Si
contemplas un estadio de fútbol podrás ver una inmensa alfombra de
cesped verde, tan verde como las plantaciones de cáñamo
norteafricanas, los cultivos de opio iraníes o los campos de coca
colombianos. Estos diversos verdores reciben cuidados similares,
producen efectos análogos y proporcionan, en cualquier caso, pingües
beneficios a negocios de distintos tipos y no tan diferente calaña.
Es
un tópico, pero es verdad. El deporte rey se ha convertido en el
opio de un pueblo adormilado y acrítico; en el circo que, junto a un
pan cada vez más escaso, nos cierra la boca y nos distrae la
atención, apartándola de otros asuntos menos amables. Los jóvenes
están más dispuestos a salir a la calle para festejar la victoria
de "su" equipo que para defender sus derechos. El hashtag
más original y reivindicativo sucumbe enseguida ante cualquier
bazofia futbolística a los pocos minutos de empezar el partido.
Al
igual que defiendo el consumo de otras drogas, también considero muy
lícito y oportuno que el que disfrute de la droga deportiva (que no
es mi caso) se narcotice a gusto.

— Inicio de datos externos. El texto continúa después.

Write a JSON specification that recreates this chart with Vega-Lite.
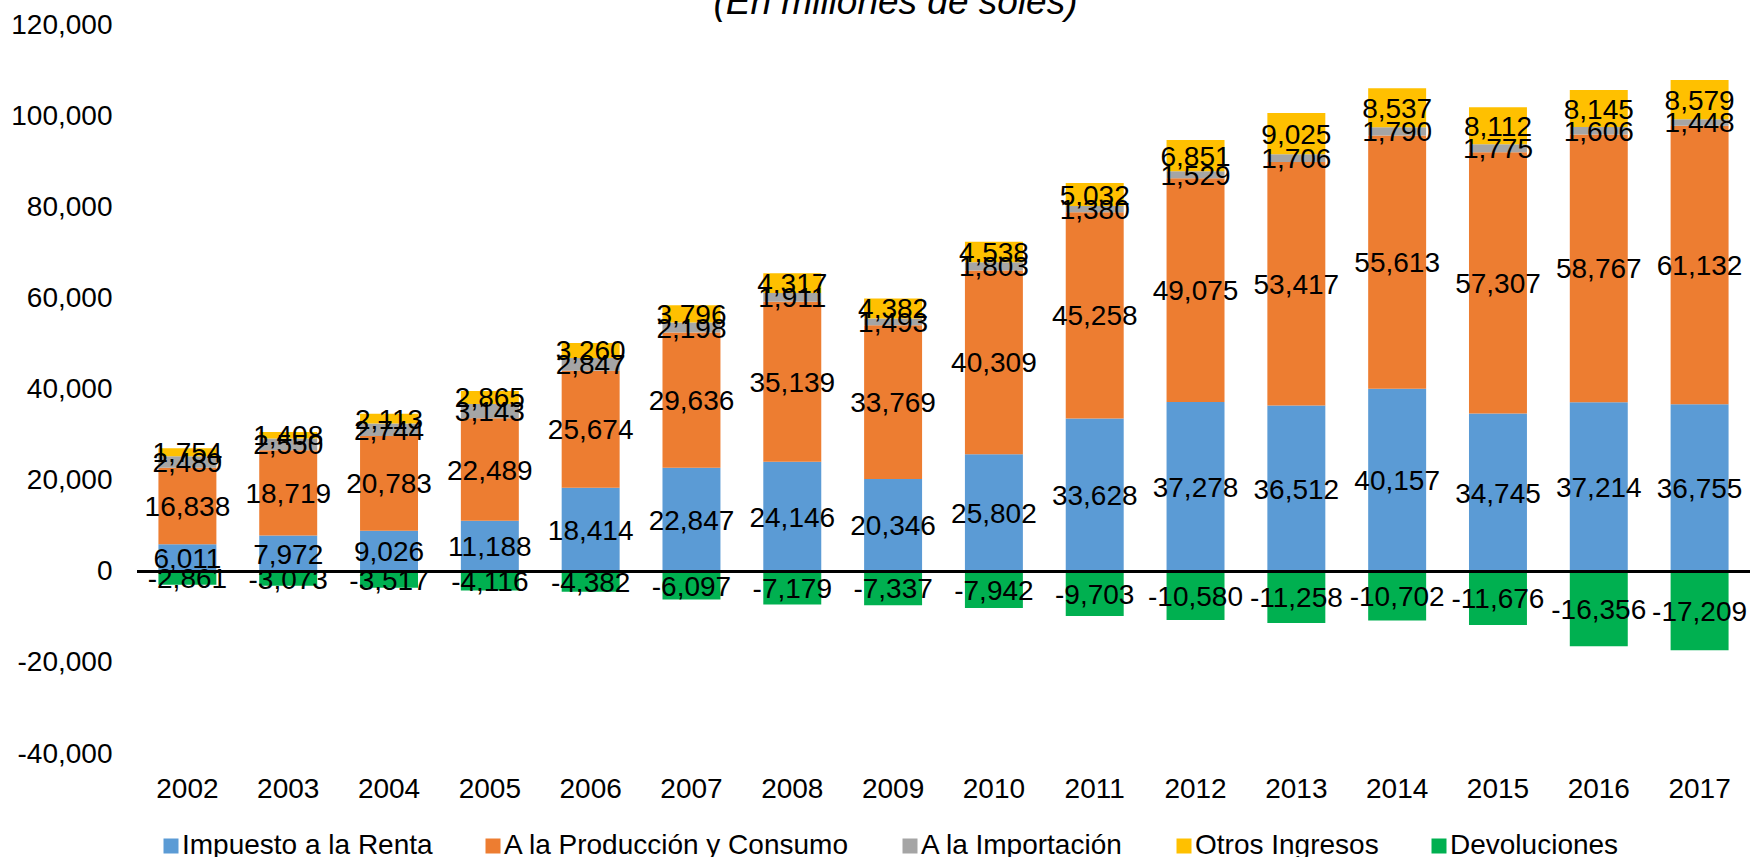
{
  "$schema": "https://vega.github.io/schema/vega-lite/v6.json",
  "autosize": {"type": "none"},
  "width": 1613,
  "height": 729,
  "padding": {"left": 137, "top": 25, "right": 0, "bottom": 103},
  "background": "white",
  "title": {
    "text": "(En millones de soles)",
    "fontStyle": "italic",
    "fontWeight": "normal",
    "fontSize": 37,
    "font": "Liberation Sans",
    "color": "#000000",
    "anchor": "middle",
    "frame": "group",
    "baseline": "alphabetic",
    "offset": -40,
    "dx": -48
  },
  "data": {
    "values": [
      {"year": "2002", "serie": "Impuesto a la Renta", "ord": 1, "value": 6011},
      {"year": "2002", "serie": "A la Producción y Consumo", "ord": 2, "value": 16838},
      {"year": "2002", "serie": "A la Importación", "ord": 3, "value": 2489},
      {"year": "2002", "serie": "Otros Ingresos", "ord": 4, "value": 1754},
      {"year": "2002", "serie": "Devoluciones", "ord": 5, "value": -2861},
      {"year": "2003", "serie": "Impuesto a la Renta", "ord": 1, "value": 7972},
      {"year": "2003", "serie": "A la Producción y Consumo", "ord": 2, "value": 18719},
      {"year": "2003", "serie": "A la Importación", "ord": 3, "value": 2550},
      {"year": "2003", "serie": "Otros Ingresos", "ord": 4, "value": 1408},
      {"year": "2003", "serie": "Devoluciones", "ord": 5, "value": -3073},
      {"year": "2004", "serie": "Impuesto a la Renta", "ord": 1, "value": 9026},
      {"year": "2004", "serie": "A la Producción y Consumo", "ord": 2, "value": 20783},
      {"year": "2004", "serie": "A la Importación", "ord": 3, "value": 2744},
      {"year": "2004", "serie": "Otros Ingresos", "ord": 4, "value": 2113},
      {"year": "2004", "serie": "Devoluciones", "ord": 5, "value": -3517},
      {"year": "2005", "serie": "Impuesto a la Renta", "ord": 1, "value": 11188},
      {"year": "2005", "serie": "A la Producción y Consumo", "ord": 2, "value": 22489},
      {"year": "2005", "serie": "A la Importación", "ord": 3, "value": 3143},
      {"year": "2005", "serie": "Otros Ingresos", "ord": 4, "value": 2865},
      {"year": "2005", "serie": "Devoluciones", "ord": 5, "value": -4116},
      {"year": "2006", "serie": "Impuesto a la Renta", "ord": 1, "value": 18414},
      {"year": "2006", "serie": "A la Producción y Consumo", "ord": 2, "value": 25674},
      {"year": "2006", "serie": "A la Importación", "ord": 3, "value": 2847},
      {"year": "2006", "serie": "Otros Ingresos", "ord": 4, "value": 3260},
      {"year": "2006", "serie": "Devoluciones", "ord": 5, "value": -4382},
      {"year": "2007", "serie": "Impuesto a la Renta", "ord": 1, "value": 22847},
      {"year": "2007", "serie": "A la Producción y Consumo", "ord": 2, "value": 29636},
      {"year": "2007", "serie": "A la Importación", "ord": 3, "value": 2198},
      {"year": "2007", "serie": "Otros Ingresos", "ord": 4, "value": 3796},
      {"year": "2007", "serie": "Devoluciones", "ord": 5, "value": -6097},
      {"year": "2008", "serie": "Impuesto a la Renta", "ord": 1, "value": 24146},
      {"year": "2008", "serie": "A la Producción y Consumo", "ord": 2, "value": 35139},
      {"year": "2008", "serie": "A la Importación", "ord": 3, "value": 1911},
      {"year": "2008", "serie": "Otros Ingresos", "ord": 4, "value": 4317},
      {"year": "2008", "serie": "Devoluciones", "ord": 5, "value": -7179},
      {"year": "2009", "serie": "Impuesto a la Renta", "ord": 1, "value": 20346},
      {"year": "2009", "serie": "A la Producción y Consumo", "ord": 2, "value": 33769},
      {"year": "2009", "serie": "A la Importación", "ord": 3, "value": 1493},
      {"year": "2009", "serie": "Otros Ingresos", "ord": 4, "value": 4382},
      {"year": "2009", "serie": "Devoluciones", "ord": 5, "value": -7337},
      {"year": "2010", "serie": "Impuesto a la Renta", "ord": 1, "value": 25802},
      {"year": "2010", "serie": "A la Producción y Consumo", "ord": 2, "value": 40309},
      {"year": "2010", "serie": "A la Importación", "ord": 3, "value": 1803},
      {"year": "2010", "serie": "Otros Ingresos", "ord": 4, "value": 4538},
      {"year": "2010", "serie": "Devoluciones", "ord": 5, "value": -7942},
      {"year": "2011", "serie": "Impuesto a la Renta", "ord": 1, "value": 33628},
      {"year": "2011", "serie": "A la Producción y Consumo", "ord": 2, "value": 45258},
      {"year": "2011", "serie": "A la Importación", "ord": 3, "value": 1380},
      {"year": "2011", "serie": "Otros Ingresos", "ord": 4, "value": 5032},
      {"year": "2011", "serie": "Devoluciones", "ord": 5, "value": -9703},
      {"year": "2012", "serie": "Impuesto a la Renta", "ord": 1, "value": 37278},
      {"year": "2012", "serie": "A la Producción y Consumo", "ord": 2, "value": 49075},
      {"year": "2012", "serie": "A la Importación", "ord": 3, "value": 1529},
      {"year": "2012", "serie": "Otros Ingresos", "ord": 4, "value": 6851},
      {"year": "2012", "serie": "Devoluciones", "ord": 5, "value": -10580},
      {"year": "2013", "serie": "Impuesto a la Renta", "ord": 1, "value": 36512},
      {"year": "2013", "serie": "A la Producción y Consumo", "ord": 2, "value": 53417},
      {"year": "2013", "serie": "A la Importación", "ord": 3, "value": 1706},
      {"year": "2013", "serie": "Otros Ingresos", "ord": 4, "value": 9025},
      {"year": "2013", "serie": "Devoluciones", "ord": 5, "value": -11258},
      {"year": "2014", "serie": "Impuesto a la Renta", "ord": 1, "value": 40157},
      {"year": "2014", "serie": "A la Producción y Consumo", "ord": 2, "value": 55613},
      {"year": "2014", "serie": "A la Importación", "ord": 3, "value": 1790},
      {"year": "2014", "serie": "Otros Ingresos", "ord": 4, "value": 8537},
      {"year": "2014", "serie": "Devoluciones", "ord": 5, "value": -10702},
      {"year": "2015", "serie": "Impuesto a la Renta", "ord": 1, "value": 34745},
      {"year": "2015", "serie": "A la Producción y Consumo", "ord": 2, "value": 57307},
      {"year": "2015", "serie": "A la Importación", "ord": 3, "value": 1775},
      {"year": "2015", "serie": "Otros Ingresos", "ord": 4, "value": 8112},
      {"year": "2015", "serie": "Devoluciones", "ord": 5, "value": -11676},
      {"year": "2016", "serie": "Impuesto a la Renta", "ord": 1, "value": 37214},
      {"year": "2016", "serie": "A la Producción y Consumo", "ord": 2, "value": 58767},
      {"year": "2016", "serie": "A la Importación", "ord": 3, "value": 1606},
      {"year": "2016", "serie": "Otros Ingresos", "ord": 4, "value": 8145},
      {"year": "2016", "serie": "Devoluciones", "ord": 5, "value": -16356},
      {"year": "2017", "serie": "Impuesto a la Renta", "ord": 1, "value": 36755},
      {"year": "2017", "serie": "A la Producción y Consumo", "ord": 2, "value": 61132},
      {"year": "2017", "serie": "A la Importación", "ord": 3, "value": 1448},
      {"year": "2017", "serie": "Otros Ingresos", "ord": 4, "value": 8579},
      {"year": "2017", "serie": "Devoluciones", "ord": 5, "value": -17209}
    ]
  },
  "transform": [
    {"stack": "value", "groupby": ["year"], "sort": [{"field": "ord", "order": "ascending"}], "as": ["v0", "v1"]},
    {"calculate": "(datum.v0 + datum.v1) / 2", "as": "vmid"}
  ],
  "encoding": {
    "x": {
      "field": "year",
      "type": "nominal",
      "title": null,
      "scale": {"paddingInner": 0.425, "paddingOuter": 0.2125},
      "axis": {
        "orient": "bottom",
        "domain": false,
        "ticks": false,
        "labelAngle": 0,
        "labelFontSize": 28,
        "labelFont": "Liberation Sans",
        "labelColor": "#000000",
        "labelPadding": 21
      }
    }
  },
  "layer": [
    {
      "mark": {"type": "bar"},
      "encoding": {
        "y": {
          "field": "v0",
          "type": "quantitative",
          "title": null,
          "scale": {"domain": [-40000, 120000], "nice": false, "zero": false},
          "axis": {
            "values": [-40000, -20000, 0, 20000, 40000, 60000, 80000, 100000, 120000],
            "format": ",.0f",
            "domain": false,
            "ticks": false,
            "grid": false,
            "labelFontSize": 28,
            "labelFont": "Liberation Sans",
            "labelColor": "#000000",
            "labelPadding": 25
          }
        },
        "y2": {"field": "v1"},
        "color": {
          "field": "serie",
          "type": "nominal",
          "scale": {
            "domain": ["Impuesto a la Renta", "A la Producción y Consumo", "A la Importación", "Otros Ingresos", "Devoluciones"],
            "range": ["#5B9BD5", "#ED7D31", "#A5A5A5", "#FFC000", "#00B050"]
          },
          "legend": {
            "title": null,
            "orient": "none",
            "direction": "horizontal",
            "legendX": 20,
            "legendY": 807,
            "symbolType": "square",
            "symbolSize": 225,
            "symbolStrokeWidth": 0,
            "labelFontSize": 28,
            "labelFont": "Liberation Sans",
            "labelColor": "#000000",
            "labelOffset": -3,
            "columnPadding": 46,
            "labelLimit": 0
          }
        }
      }
    },
    {
      "mark": {"type": "rule", "color": "#000000", "strokeWidth": 2},
      "encoding": {"y": {"datum": 0, "type": "quantitative"}, "x": {"value": 0}, "x2": {"value": 1613}}
    },
    {
      "mark": {"type": "text", "fontSize": 28, "font": "Liberation Sans", "color": "#000000", "baseline": "middle", "align": "center", "dy": 2},
      "encoding": {
        "y": {"field": "vmid", "type": "quantitative"},
        "text": {"field": "value", "type": "quantitative", "format": ",.0f"}
      }
    }
  ],
  "config": {
    "view": {"stroke": null},
    "locale": {"number": {"decimal": ".", "thousands": ",", "grouping": [3], "currency": ["$", ""], "minus": "-"}}
  }
}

Todos necesitamos de vez en cuando
un tiempo de evasión de la frecuentemente hedionda realidad. Pero el
dejarse cegar de manera tan absoluta va más allá de todo consumo
responsable para transformarse en un engaño perenne. Un engaño
programado desde altas esferas y casi impuesto a través de los
medios de comunicación, ya que es literalmente imposible escapar al
continuo spam futbolístico. Los "deportes" ocupan la mitad
del espacio de los telediarios y sus títulares muchas veces se
anteponen a los de hambrunas, guerras y recortes; los eventos
deportivos desplazan sin pudor cualesquiera otra programación de la
televisión pública; la mayoría de los hombres conocen más
apellidos de futbolistas que de poetas y el diario más vendido en
este delirante país es el Marca. Con eso se ha dicho todo.
Mientras
tanto, la mafia del balón se enriquece y endeuda a partes iguales.
Los jugadores estrella cobran sueldos de magnitud repugnante por
practicar una actividad que nunca debió salir del ámbito del ocio
personal. Por su parte, los presidentes de los grandes clubes
juegan a aprendiz de político intentando trapichear tanto como sus
maestros. Y no lo hacen nada mal, pues la industria del fútbol
español debe a Hacienda 700 millones de euros. Pero claro, eso es
intocable, no como la sanidad o la educación.
Aun
así hay gente que defiende este deporte como "vertebrador
social" y lo más triste de todo es que tienen razón. Porque a
mi me produce vergüenza y pena infinitas el pertenecer a una
sociedad que hace de un deporte su eje central, en lugar de
articularse en torno al respeto, la solidaridad, la cultura, la
justicia. Me da asco la exaltación de nacionalismos -grandes o
chicos- que se propaga y ondea en campeonatos, mundiales y demás
eventos pseudobélicos. Me indigna que la masa entronice y rinda
culto a personajes que se dedican a pegar patadas.
Creo
que es el momento de despertar, de apagar los televisores y vaciar
los estadios; de aborrecer esta nueva religión y quemar a sus falsos
ídolos y fundir sus venerados cálices para hacer algo productivo
con el metal del que fueron forjados. De darnos cuenta de que ellos
son parte del problema y no de la solución. De gritar en la calle y
en las plazas: "¡Cristiano, cabrón, trabaja de peón!",
"¡Mourinho, recuerda, tenemos una cuerda!".